Typically, the plasmatic body is represented through drawing or models. Hosea and Smith
eliminate these removes, incorporating instead animated principles such as stretch and squash
directly through their own bodies. In WalkCycle, Hosea investigates the mark making possibilities
of chalk for capturing the trace of motion. Embellishing a basic two step sequence of footprints
with drawn motifs, she locates an alternative syntax for communicating physical sensations of
pressure, energy and gravity. Despite the limitless potential of animation, contemporary animators
investigate the form’s potential to articulate the experience of restriction. In her ongoing research
into self-representation, authorship and the role of the animator’s body in film production, Vicky
Smith’s Le Corps Morcele (2025) and Shedding (2024) from the Unlikeness series, employ multiple
superimpositions and pixilation to render suspended actions of inertia and the passage of time.

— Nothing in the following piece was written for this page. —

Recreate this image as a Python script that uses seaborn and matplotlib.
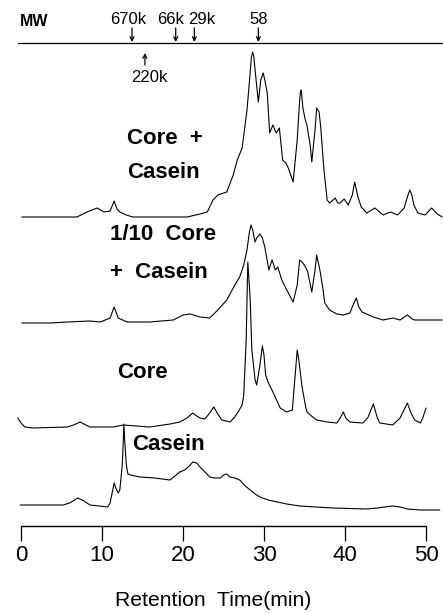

In Miriam Fox’s Stripes (2019) geometric lines and barcodes fill the frame, suggesting that
overwhelm is an inevitable consequence of the overdevelopment of urban environments.
Conversely, and almost as antidote to the enclosures of Stripes, the lines that appear in Root Map
(2021) possess an organic quality achieved through the method known as straight ahead
animation. The improvised quality of this approach lends the artwork a vibrancy that represents
Fox’s journey of growth and learning. A consideration might be whether the graphic method of
Stripes creates a more oppressive atmosphere than the photographic lines in Serial Parallels.
In Ciara Kerr’s Homemaker (2023) a female character in a coercive relationship is persistently
undermined until she morphs into a footstool and other inanimate objects. To escape, the woman
has to leave parts of her body behind, but in so doing becomes physically larger, both effects
achieved through plasmatic drawing. As with Dashinova’s work, the dynamic of female friendship
is key to the film’s theme of discovery and self-empowerment. Stephen Featherstone’s concern
with physical, social, psychological and emotional boundaries is manifested in Stopgap In Stop
Motion (2018) and Drawings toward Sculpture. His enquiry into boundaries also extends to transdisciplinary practice: his artworks reference one medium through another, enhancing both. Hattie Croucher’s 100 years of Aldershot FC also reflects upon physical boundaries, in this case at the
local football club. Her artwork demonstrates that the plasmatic is not limited to cartoons, rather
observational drawing can capture the extremity of sporting events: limbs twisted and entangled
through physical contact, real bodies seem capable of exceeding their form.